The Array Must Be One-Dimensional
A Pandas Series is strictly one-dimensional. Attempting to create a Series from a multi-dimensional array will raise an error:
import pandas as pd
import numpy as np
# Works: 1D array
arr_1d = np.array([1, 2, 3])
s = pd.Series(arr_1d)
print(s)
print()
# Fails: 2D array
arr_2d = np.array([[1, 2], [3, 4]])
try:
s = pd.Series(arr_2d)
except Exception as e:
print(f"Error: {e}")
Output:
0 1
1 2
2 3
dtype: int64
Error: Data must be 1-dimensional, got ndarray of shape (2, 2) instead
If you need to convert a 2D array, use pd.DataFrame() instead, or flatten the array first with arr_2d.flatten().
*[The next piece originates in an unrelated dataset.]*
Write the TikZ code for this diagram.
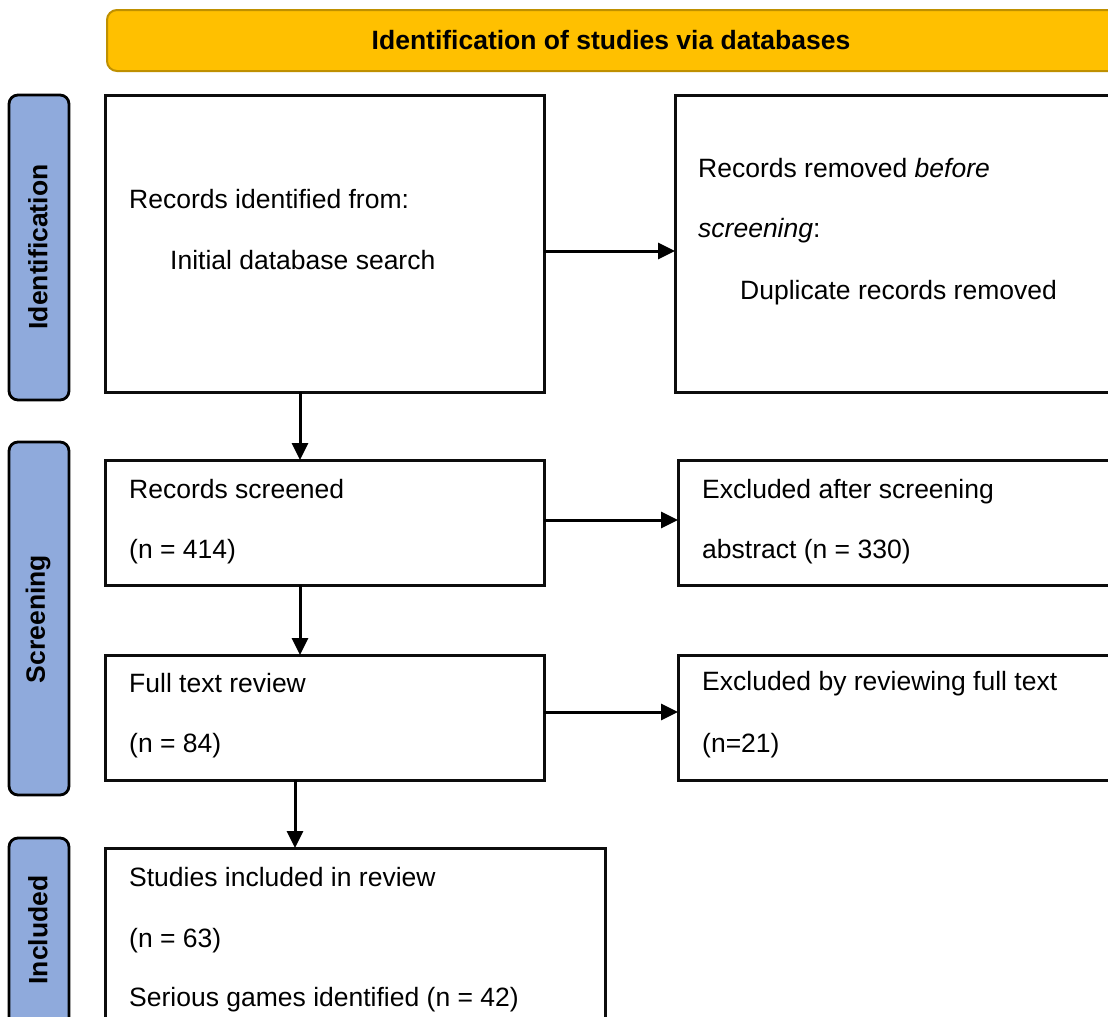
\documentclass[tikz,border=0pt]{standalone}
\usepackage{fontspec}
\setmainfont{Liberation Sans}
\usetikzlibrary{arrows.meta}
\definecolor{bannerfill}{HTML}{FFC000}
\definecolor{bannerdraw}{HTML}{BF9000}
\definecolor{sidefill}{HTML}{8FAADC}
\definecolor{boxline}{HTML}{0D0D0D}
\tikzset{
  txt/.style={anchor=base west, inner sep=0pt, font=\fontsize{26.5}{32}\selectfont},
  stepbox/.style={draw=boxline, line width=3pt, fill=white, inner sep=0pt, outer sep=0pt},
  sidebox/.style={draw=black, line width=2.8pt, fill=sidefill, rounded corners=9pt, inner sep=0pt},
  sidetxt/.style={rotate=90, inner sep=0pt, font=\fontsize{26.5}{32}\selectfont\bfseries},
  arr/.style={line width=3pt, -{Triangle[length=17pt,width=16pt]}},
}
\begin{document}
\begin{tikzpicture}[x=1pt,y=-1pt]
\useasboundingbox (0,0) rectangle (1108,1017);
\clip (0,0) rectangle (1108,1017);
\fill[white] (0,0) rectangle (1108,1017);

% banner
\node[fill=bannerfill, draw=bannerdraw, line width=2pt, rounded corners=10pt,
      minimum width=1033pt, minimum height=61pt, inner sep=0pt] (bannerbox) at (623.5,40.5) {};
\node[font=\fontsize{26.5}{32}\selectfont\bfseries, inner sep=0pt] (banner) at (611,40) {Identification of studies via databases};

% side labels
\node[sidebox, minimum width=60pt, minimum height=305pt] (sid) at (39,247.5) {};
\node[sidetxt] (lid) at (38,247) {Identification};
\node[sidebox, minimum width=60pt, minimum height=353pt] (ssc) at (39,618.5) {};
\node[sidetxt] (lsc) at (38,619) {Screening};
\node[sidebox, minimum width=60pt, minimum height=212pt] (sin) at (39,944) {};
\node[sidetxt] (lin) at (38,930) {Included};

% boxes
\node[stepbox, minimum width=439pt, minimum height=297pt] (b1) at (324.5,243.5) {};
\node[stepbox, minimum width=460pt, minimum height=297pt] (b2) at (905,243.5) {};
\node[stepbox, minimum width=439pt, minimum height=125pt] (b3) at (324.5,522.5) {};
\node[stepbox, minimum width=460pt, minimum height=125pt] (b4) at (908,522.5) {};
\node[stepbox, minimum width=439pt, minimum height=125pt] (b5) at (324.5,717.5) {};
\node[stepbox, minimum width=460pt, minimum height=125pt] (b6) at (908,717.5) {};
\node[stepbox, minimum width=500pt, minimum height=200pt] (b7) at (355,948) {};

% texts
\node[txt] (t1a) at (129,208) {Records identified from:};
\node[txt] (t1b) at (170,269) {Initial database search};
\node[txt] (t2a) at (698,177) {Records removed \textit{before}};
\node[txt] (t2b) at (698,237) {\textit{screening}:};
\node[txt] (t2c) at (740,299) {Duplicate records removed};
\node[txt] (t3a) at (129,498) {Records screened};
\node[txt] (t3b) at (129,558) {(n = 414)};
\node[txt] (t4a) at (702,498) {Excluded after screening};
\node[txt] (t4b) at (702,558) {abstract (n = 330)};
\node[txt] (t5a) at (129,692) {Full text review};
\node[txt] (t5b) at (129,752) {(n = 84)};
\node[txt] (t6a) at (702,690) {Excluded by reviewing full text};
\node[txt] (t6b) at (702,752) {(n=21)};
\node[txt] (t7a) at (129,886) {Studies included in review};
\node[txt] (t7b) at (129,947) {(n = 63)};
\node[txt] (t7c) at (129,1006) {Serious games identified (n = 42)};

% connectors
\draw[arr] (b1.east |- 0,251) -- (b2.west |- 0,251);
\draw[arr] (b1.south -| 300,0) -- (b3.north -| 300,0);
\draw[arr] (b3.east |- 0,520) -- (b4.west |- 0,520);
\draw[arr] (b3.south -| 300,0) -- (b5.north -| 300,0);
\draw[arr] (b5.east |- 0,712) -- (b6.west |- 0,712);
\draw[arr] (b5.south -| 295,0) -- (b7.north -| 295,0);
\end{tikzpicture}
\end{document}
Common Operations on a Series
Once converted, a Series provides several capabilities beyond what NumPy arrays offer:
import pandas as pd
import numpy as np
arr = np.array([10, 20, 30, 40, 50])
s = pd.Series(arr, index=['a', 'b', 'c', 'd', 'e'])
# Label-based access
print(f"Value at 'c': {s['c']}")
print()
# Slicing by label (inclusive on both ends)
print("Slice 'b' to 'd':")
print(s['b':'d'])
print()
# Boolean filtering
print("Values greater than 25:")
print(s[s > 25])
print()
# Built-in statistics
print(f"Mean: {s.mean()}, Sum: {s.sum()}, Std: {s.std():.2f}")
Output:
Value at 'c': 30
Slice 'b' to 'd':
b 20
c 30
d 40
dtype: int64
Values greater than 25:
c 30
d 40
e 50
dtype: int64
Mean: 30.0, Sum: 150, Std: 15.81
Label-based slicing in Pandas is inclusive on both ends (s['b':'d'] includes 'd'), unlike standard Python slicing which excludes the end point. This is a common source of confusion when transitioning from NumPy to Pandas.
Series Features vs. NumPy Arrays
| Feature | NumPy Array | Pandas Series |
|---|---|---|
| Speed | Fastest | Slightly slower |
| Indexing | Position only | Labels or position |
| Missing data | Manual handling | Built-in NaN support |
| Metadata | None | Name, index labels |
| Dimensions | Any (1D, 2D, nD) | Strictly 1D |
| Alignment | By position | Automatic index alignment |
Quick Reference
| Parameter | Purpose | Example |
|---|---|---|
data | Source NumPy array | np.array([1, 2, 3]) |
index | Custom labels | ['a', 'b', 'c'] |
name | Series identifier | 'Revenue' |
dtype | Force a data type | 'float64' |
copy | Force independent copy | True |
- Use
pd.Series(array)to add labeled indexing and Pandas functionality to NumPy arrays. - Provide custom indices for meaningful, name-based data access.
- Remember that a Series must be one-dimensional, and use
.copy()when you need the Series to be independent of the source array.